There are winners and losers in every change and this also holds true for changing currency values. In the most basic terms, a weak pound means that you need more pounds to buy other currencies and less of another currency to buy pounds. An effect of this is that in practical terms, it costs more to buy in goods from overseas and less for people overseas to buy goods from the UK. As with many aspects of life, however, in the real world the situation can be a bit more complicated. Let’s take a look at how a lower pound can impact the high street in ways which may be less than obvious.
House prices and the high street
The UK housing market is core fodder for the press and can easily make headlines in the main body of popular newspapers rather than simply being relegated to the financial section. The weakness of the pound is almost guaranteed to have an impact on the housing market, although precisely what that overall impact will be is still unclear. The lower cost of doing business in the UK may attract international buyers and investors, but it may also make life more challenging for those looking to move abroad, who need to be able to finance a property purchase there. It may also influence how many international construction workers and tradespeople work in Britain. If house prices show signs of rising, then this may increase consumer optimism, but it may also mean that first-time buyers and those looking for bigger property may start to channel their disposable income into building up a deposit rather than using it for consumer spending. If house prices fall, it may drive some home owners into negative equity, for which they may try to compensate (or be obliged to compensate); thereby reducing the income they have available for consumer spending. On the plus side, however, lower house prices are great news for first-time buyers (and tend to be good news for those trading down), who could then use their disposable income on house-related consumer purchases (new appliances, furniture, décor etc.).
Holiday prices and the high street
Low fuel prices may be good news for the aviation industry, but a weak pound makes foreign holidays more expensive as it raises the effective price for everything from accommodation to food and entertainment. While the obvious candidates to feel the pain of this are travel-related companies such as travel agents and airlines, this could also have a trickle-down effect on other businesses. For example, holidays abroad can entail the purchase of new luggage, clothes and toiletries and may involve spending at airport stores. If foreign holidays become too expensive for the average consumer, they may choose to save their money instead, which could have a negative impact on the high street, alternatively they might choose to spend their money in other ways, in which case the high street might even benefit.

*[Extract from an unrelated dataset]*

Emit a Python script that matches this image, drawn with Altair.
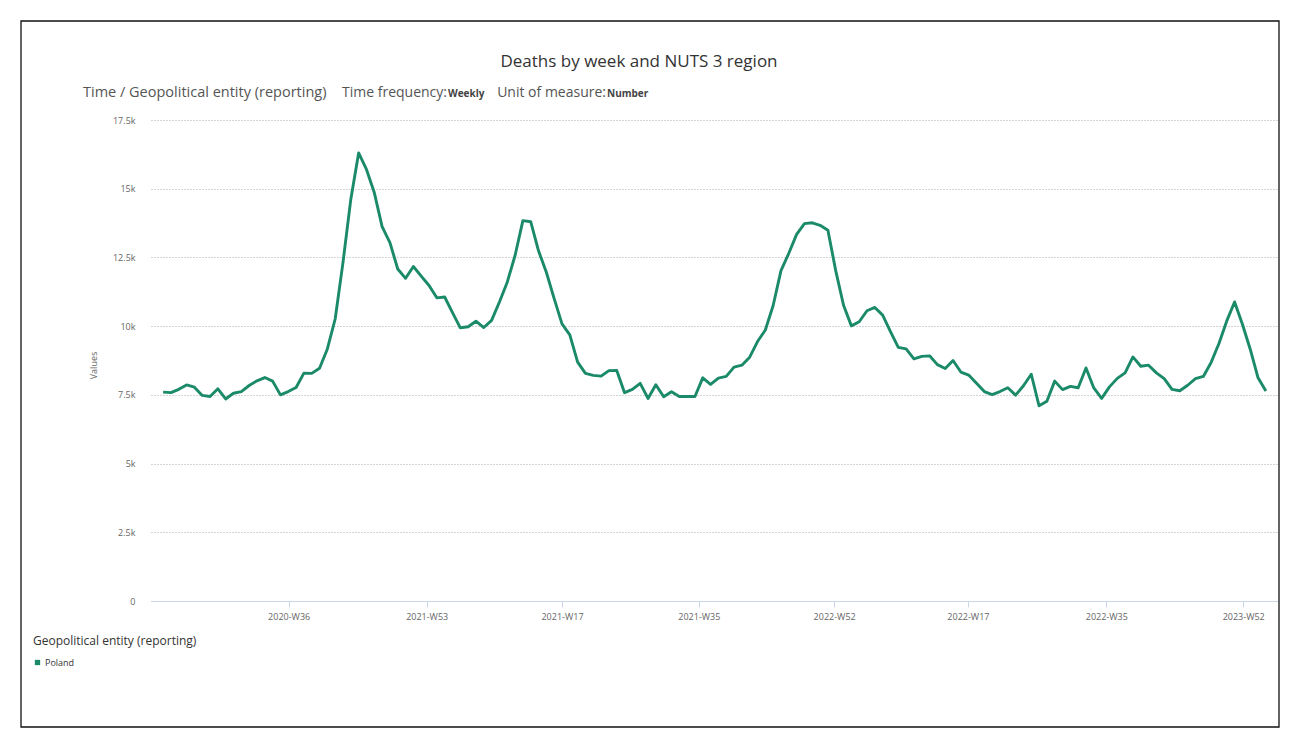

Employment and the high street
Employment is a major factor in whether or not people have disposable income to spend on the high street. A weak pound can make UK exports more attractive, although exporters will still have to account for the cost of buying in materials from overseas. A weak pound can also make the UK a more attractive prospect for investors when compared to lower-wage economies. At the same time, it can make imports more expensive and leave some retailers with a decision as to how much of the price increase they can absorb and how much they can, or want to pass on. If there is high employment, retailers may opt to absorb the price increases and compensate for the weak pound with higher demand. If, however, employment is weak, then retailers may have little choice but to pass the cost on to those who can still afford to pay it.